→ **PROBLEM REQUIREMENTS**:
Starting at the first line of the listing below, repeat each line up to and including the one containing "Chart.register(...registerables);". Leave out pictures.

→ **SOURCE DATA**:
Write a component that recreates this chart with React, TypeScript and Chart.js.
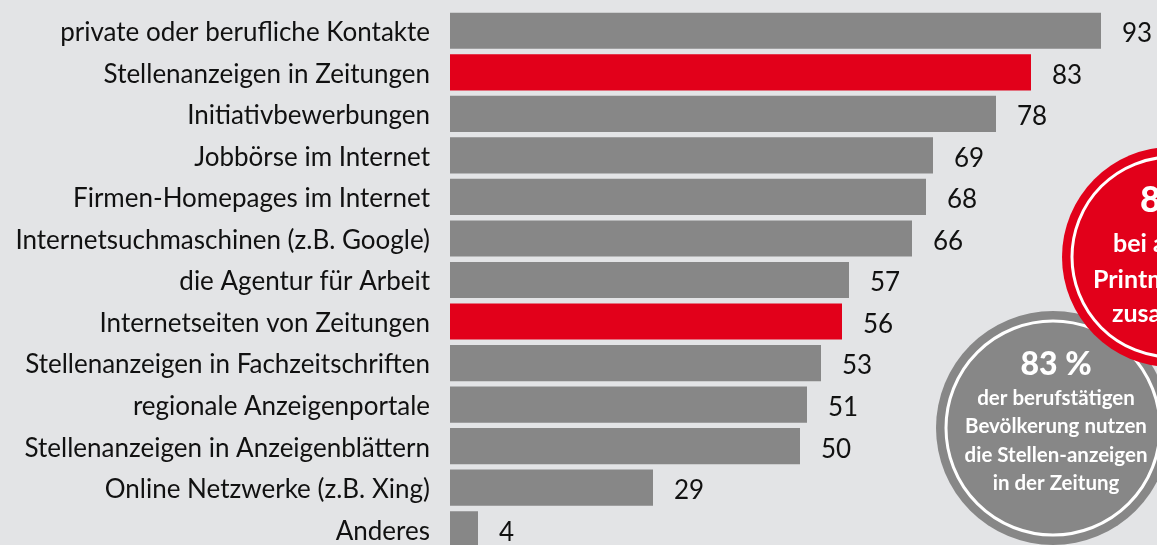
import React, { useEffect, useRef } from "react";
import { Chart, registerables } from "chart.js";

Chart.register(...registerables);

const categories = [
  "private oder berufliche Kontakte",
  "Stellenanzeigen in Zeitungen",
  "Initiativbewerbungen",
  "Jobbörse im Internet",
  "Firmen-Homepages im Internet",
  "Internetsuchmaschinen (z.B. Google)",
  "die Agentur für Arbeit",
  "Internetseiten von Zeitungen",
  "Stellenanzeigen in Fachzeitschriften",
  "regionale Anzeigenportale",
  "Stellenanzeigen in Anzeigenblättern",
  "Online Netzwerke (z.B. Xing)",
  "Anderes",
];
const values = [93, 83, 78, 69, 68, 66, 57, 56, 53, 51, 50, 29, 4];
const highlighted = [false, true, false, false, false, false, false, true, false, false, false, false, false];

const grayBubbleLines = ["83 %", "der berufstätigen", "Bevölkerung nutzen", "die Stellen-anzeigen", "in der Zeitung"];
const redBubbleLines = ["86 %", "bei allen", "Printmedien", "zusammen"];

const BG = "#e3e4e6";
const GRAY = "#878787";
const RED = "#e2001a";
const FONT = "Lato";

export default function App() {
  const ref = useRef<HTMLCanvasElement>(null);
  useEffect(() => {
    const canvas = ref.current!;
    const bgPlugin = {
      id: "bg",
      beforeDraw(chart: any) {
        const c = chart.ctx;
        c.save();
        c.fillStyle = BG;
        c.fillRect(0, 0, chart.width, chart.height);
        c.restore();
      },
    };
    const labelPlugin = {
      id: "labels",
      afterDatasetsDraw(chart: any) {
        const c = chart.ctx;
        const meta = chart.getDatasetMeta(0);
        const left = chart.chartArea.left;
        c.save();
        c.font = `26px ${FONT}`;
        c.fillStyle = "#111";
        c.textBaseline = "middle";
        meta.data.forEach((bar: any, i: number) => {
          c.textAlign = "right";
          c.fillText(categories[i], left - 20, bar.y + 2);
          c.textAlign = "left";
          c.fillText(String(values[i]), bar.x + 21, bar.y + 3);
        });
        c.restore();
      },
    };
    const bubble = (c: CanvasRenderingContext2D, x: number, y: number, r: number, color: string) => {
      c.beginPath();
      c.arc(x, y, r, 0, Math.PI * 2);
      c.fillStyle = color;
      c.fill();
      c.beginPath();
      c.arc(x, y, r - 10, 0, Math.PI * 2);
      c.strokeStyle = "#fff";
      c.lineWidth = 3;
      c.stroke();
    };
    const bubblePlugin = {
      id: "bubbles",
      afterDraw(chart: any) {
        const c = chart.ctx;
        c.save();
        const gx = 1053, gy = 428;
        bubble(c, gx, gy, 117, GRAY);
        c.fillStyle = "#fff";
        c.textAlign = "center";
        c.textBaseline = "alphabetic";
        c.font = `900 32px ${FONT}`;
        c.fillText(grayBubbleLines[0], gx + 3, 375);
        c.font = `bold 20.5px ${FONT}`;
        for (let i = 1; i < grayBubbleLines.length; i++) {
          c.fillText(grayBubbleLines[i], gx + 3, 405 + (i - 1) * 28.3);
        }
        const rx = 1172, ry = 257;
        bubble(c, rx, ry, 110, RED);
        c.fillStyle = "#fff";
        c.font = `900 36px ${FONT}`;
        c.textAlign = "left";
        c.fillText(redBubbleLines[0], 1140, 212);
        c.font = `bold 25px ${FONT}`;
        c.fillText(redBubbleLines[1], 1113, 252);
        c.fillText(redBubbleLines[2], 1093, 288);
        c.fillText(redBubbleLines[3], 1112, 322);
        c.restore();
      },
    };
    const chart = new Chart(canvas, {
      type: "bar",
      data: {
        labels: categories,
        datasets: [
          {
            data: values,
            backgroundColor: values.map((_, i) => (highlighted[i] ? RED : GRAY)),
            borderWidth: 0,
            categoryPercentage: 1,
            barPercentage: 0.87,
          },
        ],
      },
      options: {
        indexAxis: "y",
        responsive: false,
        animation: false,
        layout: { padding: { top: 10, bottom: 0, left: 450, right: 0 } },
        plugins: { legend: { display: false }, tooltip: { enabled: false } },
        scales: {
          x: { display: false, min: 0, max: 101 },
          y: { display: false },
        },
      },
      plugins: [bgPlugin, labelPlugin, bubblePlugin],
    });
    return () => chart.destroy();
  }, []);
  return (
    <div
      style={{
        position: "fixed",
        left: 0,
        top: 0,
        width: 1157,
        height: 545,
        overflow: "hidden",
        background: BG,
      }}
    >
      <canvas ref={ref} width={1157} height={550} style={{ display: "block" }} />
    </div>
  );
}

→ **TASK SOLUTION**:
Write a component that recreates this chart with React, TypeScript and Chart.js.
import React, { useEffect, useRef } from "react";
import { Chart, registerables } from "chart.js";

Chart.register(...registerables);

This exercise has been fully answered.